• _Records shown_:
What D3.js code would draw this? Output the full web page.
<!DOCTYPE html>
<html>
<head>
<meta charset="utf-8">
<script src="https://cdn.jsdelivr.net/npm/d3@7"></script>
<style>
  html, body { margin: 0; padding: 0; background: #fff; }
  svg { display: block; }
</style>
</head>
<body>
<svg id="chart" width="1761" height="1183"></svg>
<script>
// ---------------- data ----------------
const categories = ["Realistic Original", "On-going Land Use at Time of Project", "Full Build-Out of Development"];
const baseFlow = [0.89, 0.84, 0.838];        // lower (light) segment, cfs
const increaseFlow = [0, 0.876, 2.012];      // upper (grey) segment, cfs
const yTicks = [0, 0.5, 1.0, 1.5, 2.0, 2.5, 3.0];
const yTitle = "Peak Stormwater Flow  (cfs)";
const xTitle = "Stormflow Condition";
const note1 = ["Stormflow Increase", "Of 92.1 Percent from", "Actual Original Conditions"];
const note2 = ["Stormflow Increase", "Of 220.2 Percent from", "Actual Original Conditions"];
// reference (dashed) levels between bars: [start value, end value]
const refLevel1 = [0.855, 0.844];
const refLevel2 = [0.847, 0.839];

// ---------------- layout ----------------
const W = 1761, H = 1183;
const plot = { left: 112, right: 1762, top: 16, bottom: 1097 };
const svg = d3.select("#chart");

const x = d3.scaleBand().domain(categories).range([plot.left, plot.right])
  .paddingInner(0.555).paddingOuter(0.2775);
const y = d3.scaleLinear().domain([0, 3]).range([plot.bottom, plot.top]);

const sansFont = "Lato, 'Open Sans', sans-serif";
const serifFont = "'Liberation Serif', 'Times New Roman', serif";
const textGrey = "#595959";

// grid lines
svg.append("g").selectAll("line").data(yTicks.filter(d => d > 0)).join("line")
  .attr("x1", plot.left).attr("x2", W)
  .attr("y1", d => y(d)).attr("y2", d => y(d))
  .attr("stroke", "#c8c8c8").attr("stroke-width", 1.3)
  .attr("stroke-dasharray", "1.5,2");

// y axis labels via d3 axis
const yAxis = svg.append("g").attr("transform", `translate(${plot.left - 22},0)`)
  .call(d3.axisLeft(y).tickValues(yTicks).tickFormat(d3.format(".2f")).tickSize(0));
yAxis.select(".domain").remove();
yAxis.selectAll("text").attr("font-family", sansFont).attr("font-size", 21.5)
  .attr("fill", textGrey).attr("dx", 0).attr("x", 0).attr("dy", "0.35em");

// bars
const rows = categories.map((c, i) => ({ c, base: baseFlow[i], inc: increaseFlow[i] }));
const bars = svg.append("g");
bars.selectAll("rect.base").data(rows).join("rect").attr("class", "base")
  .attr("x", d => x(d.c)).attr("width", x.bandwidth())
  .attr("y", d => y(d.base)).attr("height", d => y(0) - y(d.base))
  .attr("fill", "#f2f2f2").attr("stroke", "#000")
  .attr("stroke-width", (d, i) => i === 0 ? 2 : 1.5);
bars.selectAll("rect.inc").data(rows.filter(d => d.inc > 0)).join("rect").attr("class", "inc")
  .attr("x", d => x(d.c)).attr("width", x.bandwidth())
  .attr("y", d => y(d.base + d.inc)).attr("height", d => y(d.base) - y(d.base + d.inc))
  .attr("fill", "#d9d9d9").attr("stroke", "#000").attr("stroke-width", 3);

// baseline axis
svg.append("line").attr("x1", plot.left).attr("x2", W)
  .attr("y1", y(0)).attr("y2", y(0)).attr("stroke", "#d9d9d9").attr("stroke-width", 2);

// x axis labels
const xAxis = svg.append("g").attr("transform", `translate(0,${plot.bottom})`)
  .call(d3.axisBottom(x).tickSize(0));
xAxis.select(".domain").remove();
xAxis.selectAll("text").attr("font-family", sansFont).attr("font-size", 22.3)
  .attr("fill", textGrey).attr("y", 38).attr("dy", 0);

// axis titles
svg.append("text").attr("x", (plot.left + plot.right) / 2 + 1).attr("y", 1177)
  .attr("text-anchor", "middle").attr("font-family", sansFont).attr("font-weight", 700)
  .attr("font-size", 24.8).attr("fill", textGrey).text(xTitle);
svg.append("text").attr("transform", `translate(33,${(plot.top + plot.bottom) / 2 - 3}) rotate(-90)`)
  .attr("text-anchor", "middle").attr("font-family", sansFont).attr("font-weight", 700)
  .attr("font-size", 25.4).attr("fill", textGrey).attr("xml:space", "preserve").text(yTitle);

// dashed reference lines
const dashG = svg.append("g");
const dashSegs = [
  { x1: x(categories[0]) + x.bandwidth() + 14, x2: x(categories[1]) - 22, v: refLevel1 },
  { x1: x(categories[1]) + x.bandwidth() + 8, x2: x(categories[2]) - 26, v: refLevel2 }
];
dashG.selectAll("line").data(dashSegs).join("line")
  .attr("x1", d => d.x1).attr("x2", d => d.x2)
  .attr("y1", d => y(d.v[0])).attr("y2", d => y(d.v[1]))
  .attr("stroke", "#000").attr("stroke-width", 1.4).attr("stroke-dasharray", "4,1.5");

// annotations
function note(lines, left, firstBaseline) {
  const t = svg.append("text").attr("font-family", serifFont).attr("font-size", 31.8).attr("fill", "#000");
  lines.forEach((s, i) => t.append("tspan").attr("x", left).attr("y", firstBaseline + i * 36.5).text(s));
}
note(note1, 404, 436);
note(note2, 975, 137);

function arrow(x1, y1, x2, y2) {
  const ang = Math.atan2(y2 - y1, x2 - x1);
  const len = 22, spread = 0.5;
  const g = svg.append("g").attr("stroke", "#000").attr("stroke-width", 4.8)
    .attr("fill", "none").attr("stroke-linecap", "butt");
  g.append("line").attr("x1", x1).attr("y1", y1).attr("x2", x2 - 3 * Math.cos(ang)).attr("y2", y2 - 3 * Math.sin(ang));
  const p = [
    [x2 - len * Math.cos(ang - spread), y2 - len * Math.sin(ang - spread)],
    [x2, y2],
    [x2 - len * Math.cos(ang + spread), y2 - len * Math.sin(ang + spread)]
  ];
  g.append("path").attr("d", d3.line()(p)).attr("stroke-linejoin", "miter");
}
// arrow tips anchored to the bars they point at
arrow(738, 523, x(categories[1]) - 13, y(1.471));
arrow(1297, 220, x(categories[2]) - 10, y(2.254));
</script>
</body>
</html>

==

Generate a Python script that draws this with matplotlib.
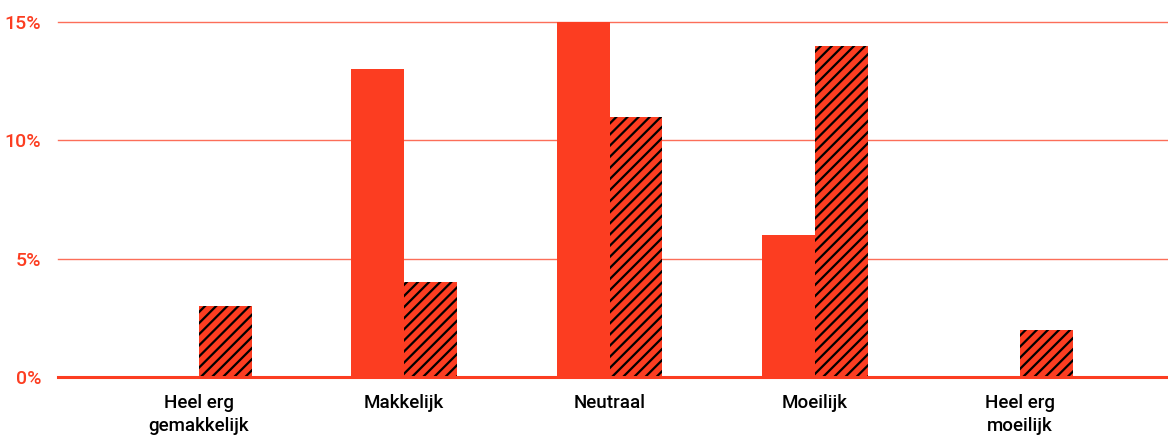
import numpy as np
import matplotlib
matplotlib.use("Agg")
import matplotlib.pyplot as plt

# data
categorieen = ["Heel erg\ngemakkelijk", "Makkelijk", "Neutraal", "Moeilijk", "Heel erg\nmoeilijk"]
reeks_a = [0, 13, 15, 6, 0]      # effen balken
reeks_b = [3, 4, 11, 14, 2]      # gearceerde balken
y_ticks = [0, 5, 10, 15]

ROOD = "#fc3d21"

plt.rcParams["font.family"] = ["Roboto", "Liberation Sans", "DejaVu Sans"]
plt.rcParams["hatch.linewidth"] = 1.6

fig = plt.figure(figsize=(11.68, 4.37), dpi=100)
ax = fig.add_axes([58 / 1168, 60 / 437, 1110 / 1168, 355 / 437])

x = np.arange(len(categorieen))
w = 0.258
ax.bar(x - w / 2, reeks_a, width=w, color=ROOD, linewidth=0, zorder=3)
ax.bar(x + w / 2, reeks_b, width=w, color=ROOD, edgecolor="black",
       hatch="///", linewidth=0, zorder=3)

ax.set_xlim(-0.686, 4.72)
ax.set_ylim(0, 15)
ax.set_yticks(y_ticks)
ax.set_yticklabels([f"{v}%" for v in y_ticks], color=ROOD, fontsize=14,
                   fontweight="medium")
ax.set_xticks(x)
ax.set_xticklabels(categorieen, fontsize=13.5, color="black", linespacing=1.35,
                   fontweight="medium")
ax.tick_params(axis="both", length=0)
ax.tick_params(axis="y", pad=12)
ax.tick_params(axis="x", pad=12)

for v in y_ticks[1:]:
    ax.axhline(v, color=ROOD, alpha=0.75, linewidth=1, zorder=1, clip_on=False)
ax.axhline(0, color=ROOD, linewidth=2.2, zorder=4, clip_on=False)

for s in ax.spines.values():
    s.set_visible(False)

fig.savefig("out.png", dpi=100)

...

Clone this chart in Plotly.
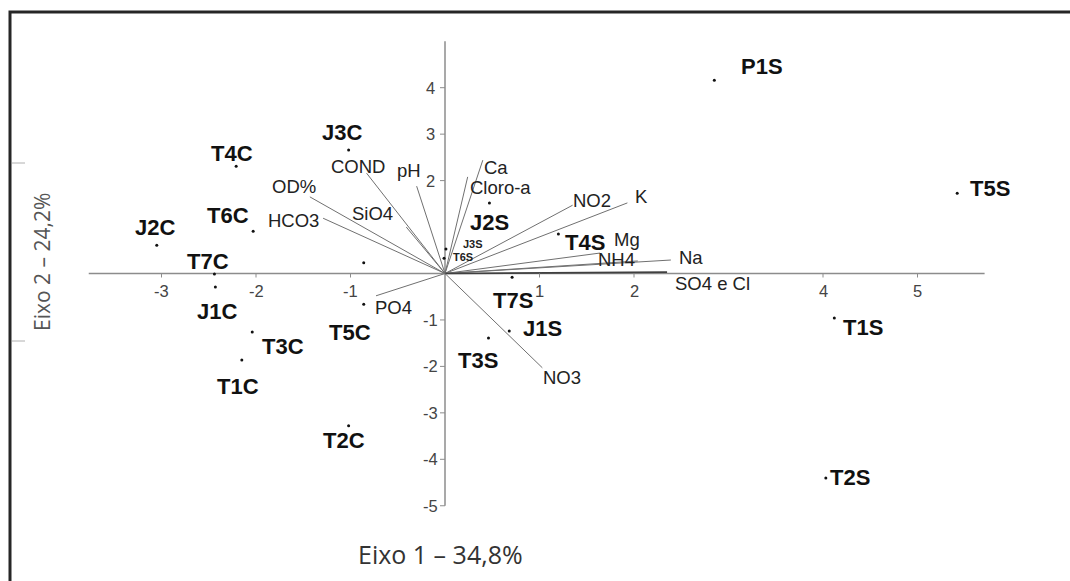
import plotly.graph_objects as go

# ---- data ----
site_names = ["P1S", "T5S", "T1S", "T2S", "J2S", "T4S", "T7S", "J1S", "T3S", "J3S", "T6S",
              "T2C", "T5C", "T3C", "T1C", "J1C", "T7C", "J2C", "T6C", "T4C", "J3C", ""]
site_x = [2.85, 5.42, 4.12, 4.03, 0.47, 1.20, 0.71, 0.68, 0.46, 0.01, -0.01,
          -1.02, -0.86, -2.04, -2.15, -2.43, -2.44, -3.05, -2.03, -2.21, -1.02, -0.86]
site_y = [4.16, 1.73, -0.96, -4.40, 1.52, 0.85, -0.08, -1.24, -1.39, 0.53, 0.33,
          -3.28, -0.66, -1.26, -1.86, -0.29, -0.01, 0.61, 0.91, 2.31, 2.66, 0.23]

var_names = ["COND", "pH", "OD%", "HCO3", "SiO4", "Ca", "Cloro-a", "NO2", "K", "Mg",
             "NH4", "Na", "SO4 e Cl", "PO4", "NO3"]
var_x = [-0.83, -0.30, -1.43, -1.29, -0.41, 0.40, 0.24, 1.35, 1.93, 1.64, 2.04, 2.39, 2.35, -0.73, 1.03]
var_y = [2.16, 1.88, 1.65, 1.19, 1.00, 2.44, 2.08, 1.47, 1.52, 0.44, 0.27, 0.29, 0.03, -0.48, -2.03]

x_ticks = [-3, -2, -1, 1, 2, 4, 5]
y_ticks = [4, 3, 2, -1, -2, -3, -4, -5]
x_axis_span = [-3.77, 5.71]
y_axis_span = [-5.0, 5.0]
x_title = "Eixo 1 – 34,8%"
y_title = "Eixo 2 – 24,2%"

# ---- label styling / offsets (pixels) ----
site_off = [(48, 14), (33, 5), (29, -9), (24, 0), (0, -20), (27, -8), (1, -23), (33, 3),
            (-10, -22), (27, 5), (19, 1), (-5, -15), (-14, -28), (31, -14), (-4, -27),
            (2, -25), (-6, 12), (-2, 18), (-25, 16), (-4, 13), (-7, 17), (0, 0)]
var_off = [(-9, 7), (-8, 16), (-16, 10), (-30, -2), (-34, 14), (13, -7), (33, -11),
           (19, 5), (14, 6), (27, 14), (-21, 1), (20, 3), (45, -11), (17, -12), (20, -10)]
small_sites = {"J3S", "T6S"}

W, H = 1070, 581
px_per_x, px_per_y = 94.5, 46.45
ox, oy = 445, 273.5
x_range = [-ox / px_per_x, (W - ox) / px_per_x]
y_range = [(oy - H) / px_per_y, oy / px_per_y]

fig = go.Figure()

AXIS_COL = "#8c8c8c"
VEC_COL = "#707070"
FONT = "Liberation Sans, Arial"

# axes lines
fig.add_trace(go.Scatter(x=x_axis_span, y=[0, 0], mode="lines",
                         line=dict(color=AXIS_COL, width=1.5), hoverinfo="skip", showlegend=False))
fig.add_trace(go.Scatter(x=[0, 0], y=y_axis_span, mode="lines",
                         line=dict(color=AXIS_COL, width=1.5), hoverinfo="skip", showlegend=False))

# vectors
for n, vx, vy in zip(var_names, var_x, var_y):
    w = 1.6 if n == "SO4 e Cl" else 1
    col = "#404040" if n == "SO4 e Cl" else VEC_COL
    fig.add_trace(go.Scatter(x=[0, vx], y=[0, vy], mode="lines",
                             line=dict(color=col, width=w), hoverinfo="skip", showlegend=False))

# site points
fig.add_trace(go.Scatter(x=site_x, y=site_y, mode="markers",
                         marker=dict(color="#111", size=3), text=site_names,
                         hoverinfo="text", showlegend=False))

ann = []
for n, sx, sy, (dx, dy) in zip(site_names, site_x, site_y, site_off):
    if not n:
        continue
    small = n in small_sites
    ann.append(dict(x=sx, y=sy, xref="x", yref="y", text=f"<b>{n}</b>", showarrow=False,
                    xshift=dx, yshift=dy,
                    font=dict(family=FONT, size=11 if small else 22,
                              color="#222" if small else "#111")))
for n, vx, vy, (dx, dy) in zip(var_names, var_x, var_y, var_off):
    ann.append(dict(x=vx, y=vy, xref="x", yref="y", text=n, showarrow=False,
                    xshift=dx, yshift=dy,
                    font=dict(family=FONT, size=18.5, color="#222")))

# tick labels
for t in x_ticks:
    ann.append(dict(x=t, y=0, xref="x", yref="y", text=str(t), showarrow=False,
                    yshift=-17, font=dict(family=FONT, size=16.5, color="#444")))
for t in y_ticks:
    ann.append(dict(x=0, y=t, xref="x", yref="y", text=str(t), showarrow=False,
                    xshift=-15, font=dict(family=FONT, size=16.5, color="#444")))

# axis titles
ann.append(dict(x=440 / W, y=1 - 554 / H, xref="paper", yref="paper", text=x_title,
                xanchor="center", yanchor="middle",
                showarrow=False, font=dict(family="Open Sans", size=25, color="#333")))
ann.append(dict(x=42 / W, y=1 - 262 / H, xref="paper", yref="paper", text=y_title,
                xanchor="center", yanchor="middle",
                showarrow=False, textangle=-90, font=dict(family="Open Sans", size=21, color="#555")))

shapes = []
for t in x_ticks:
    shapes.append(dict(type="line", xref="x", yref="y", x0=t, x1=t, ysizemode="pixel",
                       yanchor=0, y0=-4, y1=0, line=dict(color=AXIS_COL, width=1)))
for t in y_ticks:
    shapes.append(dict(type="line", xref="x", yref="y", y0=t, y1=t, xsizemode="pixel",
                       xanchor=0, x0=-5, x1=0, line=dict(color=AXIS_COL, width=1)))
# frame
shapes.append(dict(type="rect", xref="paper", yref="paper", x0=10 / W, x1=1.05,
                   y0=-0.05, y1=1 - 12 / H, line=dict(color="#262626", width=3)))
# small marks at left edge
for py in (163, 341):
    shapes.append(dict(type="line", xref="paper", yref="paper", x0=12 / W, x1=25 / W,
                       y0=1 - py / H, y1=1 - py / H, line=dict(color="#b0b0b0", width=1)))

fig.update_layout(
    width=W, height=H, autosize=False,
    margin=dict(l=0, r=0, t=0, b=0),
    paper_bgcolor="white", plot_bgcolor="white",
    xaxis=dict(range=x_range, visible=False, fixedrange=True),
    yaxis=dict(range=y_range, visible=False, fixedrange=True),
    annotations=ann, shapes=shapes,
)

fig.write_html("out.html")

• _Problem description_:
Keep to the lines between the line with "Generate a Python" and the line with "ax = fig.add_axes([58", inclusive, and transcribe them without pictures.

• _Response below_:
Generate a Python script that draws this with matplotlib.
import numpy as np
import matplotlib
matplotlib.use("Agg")
import matplotlib.pyplot as plt

# data
categorieen = ["Heel erg\ngemakkelijk", "Makkelijk", "Neutraal", "Moeilijk", "Heel erg\nmoeilijk"]
reeks_a = [0, 13, 15, 6, 0]      # effen balken
reeks_b = [3, 4, 11, 14, 2]      # gearceerde balken
y_ticks = [0, 5, 10, 15]

ROOD = "#fc3d21"

plt.rcParams["font.family"] = ["Roboto", "Liberation Sans", "DejaVu Sans"]
plt.rcParams["hatch.linewidth"] = 1.6

fig = plt.figure(figsize=(11.68, 4.37), dpi=100)
ax = fig.add_axes([58 / 1168, 60 / 437, 1110 / 1168, 355 / 437])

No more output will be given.